For MONTHS she has been excited about tap class. She decided on her own that she wanted to do tap instead of ballet, or gymnastics, or anything else. We signed her up, bought tap shoes and the required shirt with the studio logo, and waited. She went to dance camp, where she had fun, and she was looking forward to September, when tap class started.

Then today. We go into class. She puts on her shoes. They line up. The teacher starts going over basic steps. Kaia lasts about 2 minutes, then comes over to me. "I don't want to do tap, it's boring."

WTF!?!?! She was mad in dance camp when they only did tap for part of the class. She's been putting her tap shoes on and "practicing" for WEEKS. and now it's BORING!?! $30 tuition for a month, $15 tap shoes, $5 shirt, for TWO FUCKING MINUTES OF CLASS. She flat out refused to finish even one lesson.

Now, I'm all for making her follow through. But there's only so much I can do without disrupting the class, which is extremely rude, and always pisses me off when other parents do it. So after about 5 minutes of whispered argument, we left. In the car, I assured her that she has used up her allotted money for fun classes for a good while. When we got home, Mike brought out the Daddy Voice and let her know in no uncertain terms that her behaviour is unacceptable, then sent her up to clean her room.

She has just come down to tell me she's finished. I plan on taking a bag up, and anything not done- "it's ALL done, mama! I PROMISE!"- will go in the bag, never to be seen again.

I want her to be able to do fun things. I want her to have opportunities and learn talents and have good childhood memories. I want to be able to let her choose fun things to go do. It's not that I am forcing her to sign up for these things! I am not one of those parents who makes their child take all sorts of classes.

now I am babbling. I'm done.

Monday, September 03, 2007

a good Monday...amazing!

Feeling much better today! I think that much of my irritation was caused from still being tired from all my activity on Saturday.
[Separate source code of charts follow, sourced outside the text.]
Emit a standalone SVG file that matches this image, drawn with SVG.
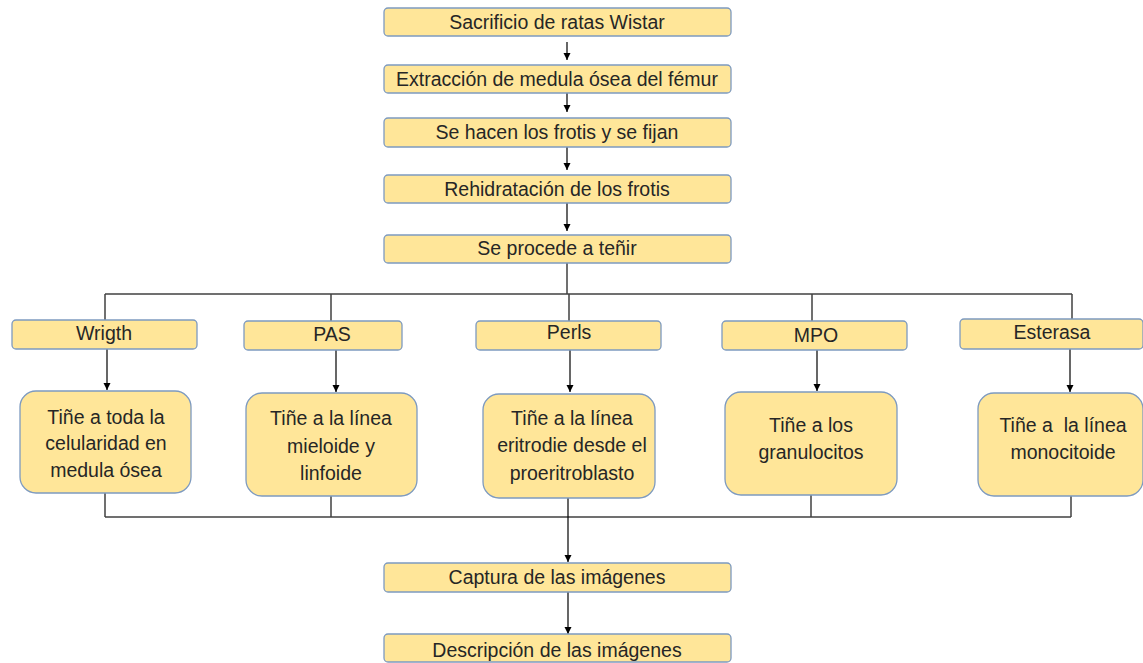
<svg xmlns="http://www.w3.org/2000/svg" width="1143" height="663" viewBox="0 0 1143 663">
<defs>
<marker id="ah" markerWidth="8" markerHeight="8" refX="7" refY="4" orient="auto" markerUnits="userSpaceOnUse">
<path d="M0,0.5 L7,4 L0,7.5 Z" fill="#000"/>
</marker>
<style>
.b{fill:#FFE699;stroke:#7D9AC0;stroke-width:1.3}
.t{font-family:"Liberation Sans",Arial,sans-serif;font-size:19.5px;fill:#262626;text-anchor:middle;white-space:pre}
.c{fill:none;stroke:#000;stroke-width:1.2}
.bus{fill:none;stroke:#404040;stroke-width:1.5}
</style>
</defs>
<rect width="1143" height="663" fill="#fff"/>
<g id="connectors">
<line class="c" x1="567" y1="42" x2="567" y2="60" marker-end="url(#ah)"/>
<line class="c" x1="567" y1="93" x2="567" y2="112" marker-end="url(#ah)"/>
<line class="c" x1="567" y1="147" x2="567" y2="170" marker-end="url(#ah)"/>
<line class="c" x1="567" y1="203" x2="567" y2="231" marker-end="url(#ah)"/>
<line class="bus" x1="567" y1="263" x2="567" y2="294"/>
<line class="bus" x1="105" y1="294" x2="1072" y2="294"/>
<line class="bus" x1="105" y1="294" x2="105" y2="320"/>
<line class="bus" x1="331" y1="294" x2="331" y2="321"/>
<line class="bus" x1="569" y1="294" x2="569" y2="321"/>
<line class="bus" x1="812" y1="294" x2="812" y2="321"/>
<line class="bus" x1="1072" y1="294" x2="1072" y2="319"/>
<line class="c" x1="107" y1="349" x2="107" y2="390" marker-end="url(#ah)"/>
<line class="c" x1="336" y1="350" x2="336" y2="392" marker-end="url(#ah)"/>
<line class="c" x1="570" y1="350" x2="570" y2="392" marker-end="url(#ah)"/>
<line class="c" x1="817" y1="350" x2="817" y2="391" marker-end="url(#ah)"/>
<line class="c" x1="1070" y1="349" x2="1070" y2="392" marker-end="url(#ah)"/>
<line class="bus" x1="105" y1="493" x2="105" y2="517"/>
<line class="bus" x1="331" y1="496" x2="331" y2="517"/>
<line class="bus" x1="811" y1="495" x2="811" y2="517"/>
<line class="bus" x1="1071" y1="496" x2="1071" y2="517"/>
<line class="bus" x1="105" y1="517" x2="1071" y2="517"/>
<line class="c" x1="568" y1="498" x2="568" y2="562" marker-end="url(#ah)"/>
<line class="c" x1="568" y1="592" x2="568" y2="634" marker-end="url(#ah)"/>
</g>
<g id="n1"><rect class="b" x="384" y="8" width="347" height="28" rx="4"/><text class="t" x="557" y="29">Sacrificio de ratas Wistar</text></g>
<g id="n2"><rect class="b" x="384" y="65" width="347" height="28" rx="4"/><text class="t" x="557" y="86">Extracción de medula ósea del fémur</text></g>
<g id="n3"><rect class="b" x="384" y="118" width="347" height="29" rx="4"/><text class="t" x="557" y="139">Se hacen los frotis y se fijan</text></g>
<g id="n4"><rect class="b" x="384" y="175" width="347" height="28" rx="4"/><text class="t" x="557" y="196">Rehidratación de los frotis</text></g>
<g id="n5"><rect class="b" x="384" y="235" width="347" height="28" rx="4"/><text class="t" x="557" y="255">Se procede a teñir</text></g>
<g id="wrigth"><rect class="b" x="12" y="320" width="185" height="29" rx="4"/><text class="t" x="104" y="340">Wrigth</text></g>
<g id="pas"><rect class="b" x="244" y="321" width="158" height="29" rx="4"/><text class="t" x="332" y="341">PAS</text></g>
<g id="perls"><rect class="b" x="476" y="321" width="185" height="29" rx="4"/><text class="t" x="569" y="339">Perls</text></g>
<g id="mpo"><rect class="b" x="722" y="321" width="185" height="29" rx="4"/><text class="t" x="816" y="342">MPO</text></g>
<g id="esterasa"><rect class="b" x="960" y="319" width="183" height="30" rx="4"/><text class="t" x="1052" y="339">Esterasa</text></g>
<g id="d1"><rect class="b" x="20" y="391" width="171" height="102" rx="16"/><text class="t" x="106" y="424">Tiñe a toda la</text><text class="t" x="106" y="450">celularidad en</text><text class="t" x="106" y="477">medula ósea</text></g>
<g id="d2"><rect class="b" x="246" y="393" width="171" height="103" rx="16"/><text class="t" x="331" y="425">Tiñe a la línea</text><text class="t" x="331" y="453">mieloide y</text><text class="t" x="331" y="480">linfoide</text></g>
<g id="d3"><rect class="b" x="483" y="394" width="172" height="104" rx="16"/><text class="t" x="572" y="425">Tiñe a la línea</text><text class="t" x="572" y="452">eritrodie desde el</text><text class="t" x="572" y="480">proeritroblasto</text></g>
<g id="d4"><rect class="b" x="725" y="392" width="172" height="103" rx="16"/><text class="t" x="811" y="432">Tiñe a los</text><text class="t" x="811" y="459">granulocitos</text></g>
<g id="d5"><rect class="b" x="978" y="393" width="165" height="103" rx="16"/><text class="t" x="1063" y="432">Tiñe a  la línea</text><text class="t" x="1063" y="459">monocitoide</text></g>
<g id="n6"><rect class="b" x="384" y="563" width="347" height="29" rx="4"/><text class="t" x="557" y="584">Captura de las imágenes</text></g>
<g id="n7"><rect class="b" x="384" y="634" width="347" height="28" rx="4"/><text class="t" x="557" y="657">Descripción de las imágenes</text></g>
</svg>
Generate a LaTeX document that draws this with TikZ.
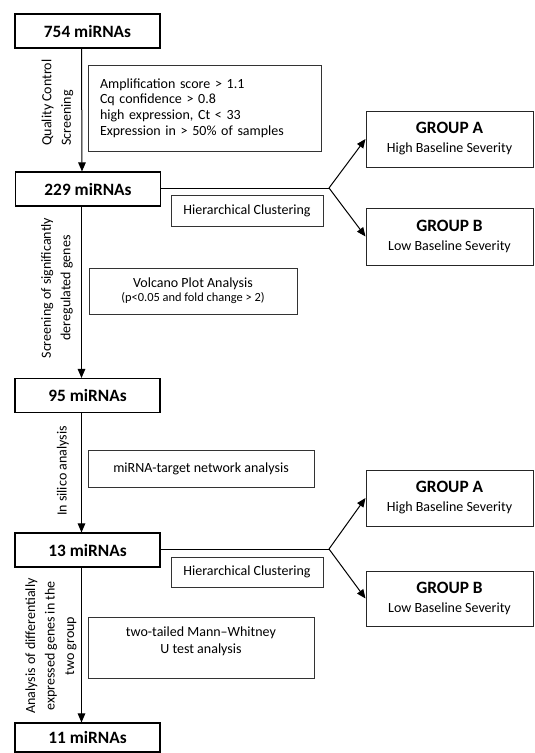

Though there are still things I need to talk over with him, I am much more cheerful and loveful toward him today. He and Kaia are spending the day together since schools are closed. They went grocery shopping, and picked up a couple more bins for storage, so we can finish cleaning the dining room storage closet out.

Planning a more detailed blog about garnet hunting later!

Sunday, September 02, 2007

bah

I am in a very irritable mood right now. Won't talk about it because I suppose it's not nice to talk about being annoyed with Mike publicly. But I am ANNOYED. just so you know.


and my "J" key seems a bit snarky.

Saturday, September 01, 2007

Garnets?

We are going garnet hunting today! Kaia is very excited. I am too, but also a bit trepidatious. There's a 1/2 mile hike into the area, and then very little accommodations. There is an outhouse--if there were no bathroom, I wouldn't go. Hopefully it won't be too hot today, either.

I packed us a lunch, and plenty of water. I am bringing my camera, but not sure if I'll be clean enough to use it!

I'm being negative. I know I will end up enjoying myself, and it's nice spending time with Kaia, and Andrea's family. I hope we get some garnets, so the kids (and my mom!) aren't too disappointed!